# start of Raw data
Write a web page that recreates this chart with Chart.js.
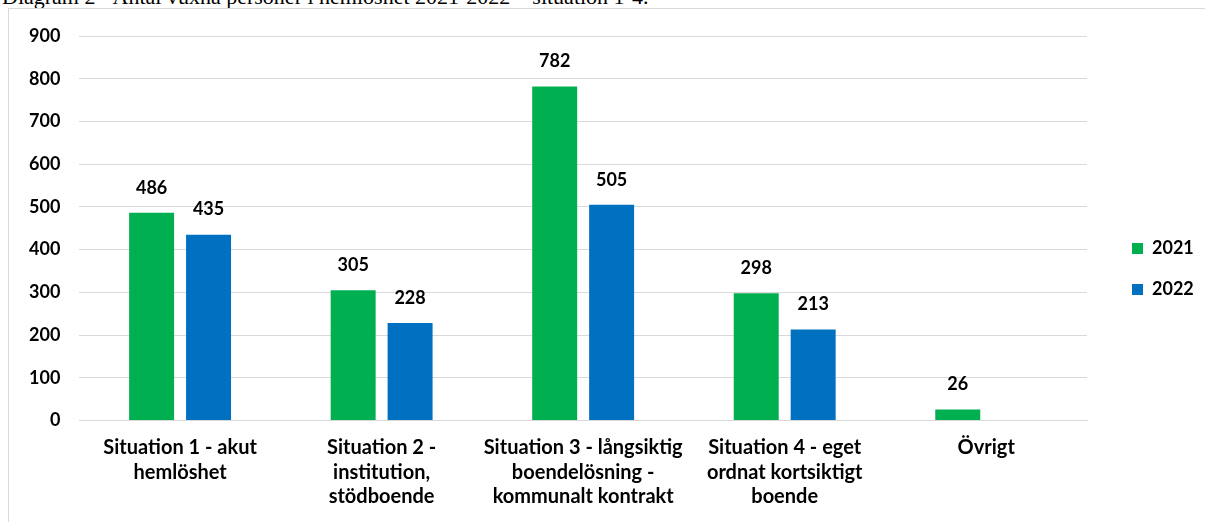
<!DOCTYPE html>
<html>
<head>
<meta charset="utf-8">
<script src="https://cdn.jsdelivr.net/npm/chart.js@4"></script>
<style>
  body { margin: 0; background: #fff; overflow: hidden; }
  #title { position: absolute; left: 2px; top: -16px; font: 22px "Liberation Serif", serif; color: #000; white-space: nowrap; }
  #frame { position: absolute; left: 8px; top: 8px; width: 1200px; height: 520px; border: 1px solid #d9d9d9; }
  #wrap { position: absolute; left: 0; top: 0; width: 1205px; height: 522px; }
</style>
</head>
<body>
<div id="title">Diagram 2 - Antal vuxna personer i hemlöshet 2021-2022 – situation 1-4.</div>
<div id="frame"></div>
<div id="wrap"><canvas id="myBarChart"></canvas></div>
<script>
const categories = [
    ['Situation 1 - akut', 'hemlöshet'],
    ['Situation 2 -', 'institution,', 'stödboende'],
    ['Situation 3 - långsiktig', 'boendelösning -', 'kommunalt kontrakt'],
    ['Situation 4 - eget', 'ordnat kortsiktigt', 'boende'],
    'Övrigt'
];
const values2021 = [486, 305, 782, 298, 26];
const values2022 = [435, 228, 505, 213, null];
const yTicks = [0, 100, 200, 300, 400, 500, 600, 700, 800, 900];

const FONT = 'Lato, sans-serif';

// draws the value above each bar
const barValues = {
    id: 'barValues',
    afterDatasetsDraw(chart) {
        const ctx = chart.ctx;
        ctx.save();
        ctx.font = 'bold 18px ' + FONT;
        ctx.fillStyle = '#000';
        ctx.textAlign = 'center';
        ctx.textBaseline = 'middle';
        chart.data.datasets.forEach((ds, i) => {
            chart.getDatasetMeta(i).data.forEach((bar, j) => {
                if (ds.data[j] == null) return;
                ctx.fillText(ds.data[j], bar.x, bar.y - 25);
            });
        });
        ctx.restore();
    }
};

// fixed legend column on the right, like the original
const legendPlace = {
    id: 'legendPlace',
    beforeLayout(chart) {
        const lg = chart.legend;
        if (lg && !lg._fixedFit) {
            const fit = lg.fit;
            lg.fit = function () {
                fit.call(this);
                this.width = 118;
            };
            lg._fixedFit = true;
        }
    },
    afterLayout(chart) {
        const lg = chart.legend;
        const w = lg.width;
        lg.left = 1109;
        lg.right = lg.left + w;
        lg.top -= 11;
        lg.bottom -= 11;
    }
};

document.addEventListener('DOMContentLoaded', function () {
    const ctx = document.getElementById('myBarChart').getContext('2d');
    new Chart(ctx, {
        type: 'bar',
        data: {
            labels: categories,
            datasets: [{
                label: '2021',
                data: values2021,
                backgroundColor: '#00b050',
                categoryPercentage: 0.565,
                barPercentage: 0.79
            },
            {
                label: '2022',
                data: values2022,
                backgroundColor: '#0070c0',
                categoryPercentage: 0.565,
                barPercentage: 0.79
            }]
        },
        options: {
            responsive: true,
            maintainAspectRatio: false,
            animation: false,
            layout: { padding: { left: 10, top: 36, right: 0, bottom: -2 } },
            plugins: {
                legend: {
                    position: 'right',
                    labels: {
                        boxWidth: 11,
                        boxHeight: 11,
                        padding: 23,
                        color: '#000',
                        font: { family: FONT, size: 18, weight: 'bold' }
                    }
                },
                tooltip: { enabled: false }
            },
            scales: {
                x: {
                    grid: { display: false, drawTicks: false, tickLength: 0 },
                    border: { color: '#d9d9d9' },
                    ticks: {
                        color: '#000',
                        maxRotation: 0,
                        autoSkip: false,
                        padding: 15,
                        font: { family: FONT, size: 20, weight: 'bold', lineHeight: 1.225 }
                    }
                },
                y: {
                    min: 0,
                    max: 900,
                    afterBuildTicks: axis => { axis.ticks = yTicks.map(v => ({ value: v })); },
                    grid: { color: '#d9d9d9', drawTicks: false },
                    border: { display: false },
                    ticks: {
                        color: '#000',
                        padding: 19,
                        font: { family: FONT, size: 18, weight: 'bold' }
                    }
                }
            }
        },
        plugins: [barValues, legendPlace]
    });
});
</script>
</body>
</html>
# end of Raw data
What you need to do: Using the material above, set down every line exactly, but skip the pictures.

Reply to the exercise:
Write a web page that recreates this chart with Chart.js.
<!DOCTYPE html>
<html>
<head>
<meta charset="utf-8">
<script src="https://cdn.jsdelivr.net/npm/chart.js@4"></script>
<style>
  body { margin: 0; background: #fff; overflow: hidden; }
  #title { position: absolute; left: 2px; top: -16px; font: 22px "Liberation Serif", serif; color: #000; white-space: nowrap; }
  #frame { position: absolute; left: 8px; top: 8px; width: 1200px; height: 520px; border: 1px solid #d9d9d9; }
  #wrap { position: absolute; left: 0; top: 0; width: 1205px; height: 522px; }
</style>
</head>
<body>
<div id="title">Diagram 2 - Antal vuxna personer i hemlöshet 2021-2022 – situation 1-4.</div>
<div id="frame"></div>
<div id="wrap"><canvas id="myBarChart"></canvas></div>
<script>
const categories = [
    ['Situation 1 - akut', 'hemlöshet'],
    ['Situation 2 -', 'institution,', 'stödboende'],
    ['Situation 3 - långsiktig', 'boendelösning -', 'kommunalt kontrakt'],
    ['Situation 4 - eget', 'ordnat kortsiktigt', 'boende'],
    'Övrigt'
];
const values2021 = [486, 305, 782, 298, 26];
const values2022 = [435, 228, 505, 213, null];
const yTicks = [0, 100, 200, 300, 400, 500, 600, 700, 800, 900];

const FONT = 'Lato, sans-serif';

// draws the value above each bar
const barValues = {
    id: 'barValues',
    afterDatasetsDraw(chart) {
        const ctx = chart.ctx;
        ctx.save();
        ctx.font = 'bold 18px ' + FONT;
        ctx.fillStyle = '#000';
        ctx.textAlign = 'center';
        ctx.textBaseline = 'middle';
        chart.data.datasets.forEach((ds, i) => {
            chart.getDatasetMeta(i).data.forEach((bar, j) => {
                if (ds.data[j] == null) return;
                ctx.fillText(ds.data[j], bar.x, bar.y - 25);
            });
        });
        ctx.restore();
    }
};

// fixed legend column on the right, like the original
const legendPlace = {
    id: 'legendPlace',
    beforeLayout(chart) {
        const lg = chart.legend;
        if (lg && !lg._fixedFit) {
            const fit = lg.fit;
            lg.fit = function () {
                fit.call(this);
                this.width = 118;
            };
            lg._fixedFit = true;
        }
    },
    afterLayout(chart) {
        const lg = chart.legend;
        const w = lg.width;
        lg.left = 1109;
        lg.right = lg.left + w;
        lg.top -= 11;
        lg.bottom -= 11;
    }
};

document.addEventListener('DOMContentLoaded', function () {
    const ctx = document.getElementById('myBarChart').getContext('2d');
    new Chart(ctx, {
        type: 'bar',
        data: {
            labels: categories,
            datasets: [{
                label: '2021',
                data: values2021,
                backgroundColor: '#00b050',
                categoryPercentage: 0.565,
                barPercentage: 0.79
            },
            {
                label: '2022',
                data: values2022,
                backgroundColor: '#0070c0',
                categoryPercentage: 0.565,
                barPercentage: 0.79
            }]
        },
        options: {
            responsive: true,
            maintainAspectRatio: false,
            animation: false,
            layout: { padding: { left: 10, top: 36, right: 0, bottom: -2 } },
            plugins: {
                legend: {
                    position: 'right',
                    labels: {
                        boxWidth: 11,
                        boxHeight: 11,
                        padding: 23,
                        color: '#000',
                        font: { family: FONT, size: 18, weight: 'bold' }
                    }
                },
                tooltip: { enabled: false }
            },
            scales: {
                x: {
                    grid: { display: false, drawTicks: false, tickLength: 0 },
                    border: { color: '#d9d9d9' },
                    ticks: {
                        color: '#000',
                        maxRotation: 0,
                        autoSkip: false,
                        padding: 15,
                        font: { family: FONT, size: 20, weight: 'bold', lineHeight: 1.225 }
                    }
                },
                y: {
                    min: 0,
                    max: 900,
                    afterBuildTicks: axis => { axis.ticks = yTicks.map(v => ({ value: v })); },
                    grid: { color: '#d9d9d9', drawTicks: false },
                    border: { display: false },
                    ticks: {
                        color: '#000',
                        padding: 19,
                        font: { family: FONT, size: 18, weight: 'bold' }
                    }
                }
            }
        },
        plugins: [barValues, legendPlace]
    });
});
</script>
</body>
</html>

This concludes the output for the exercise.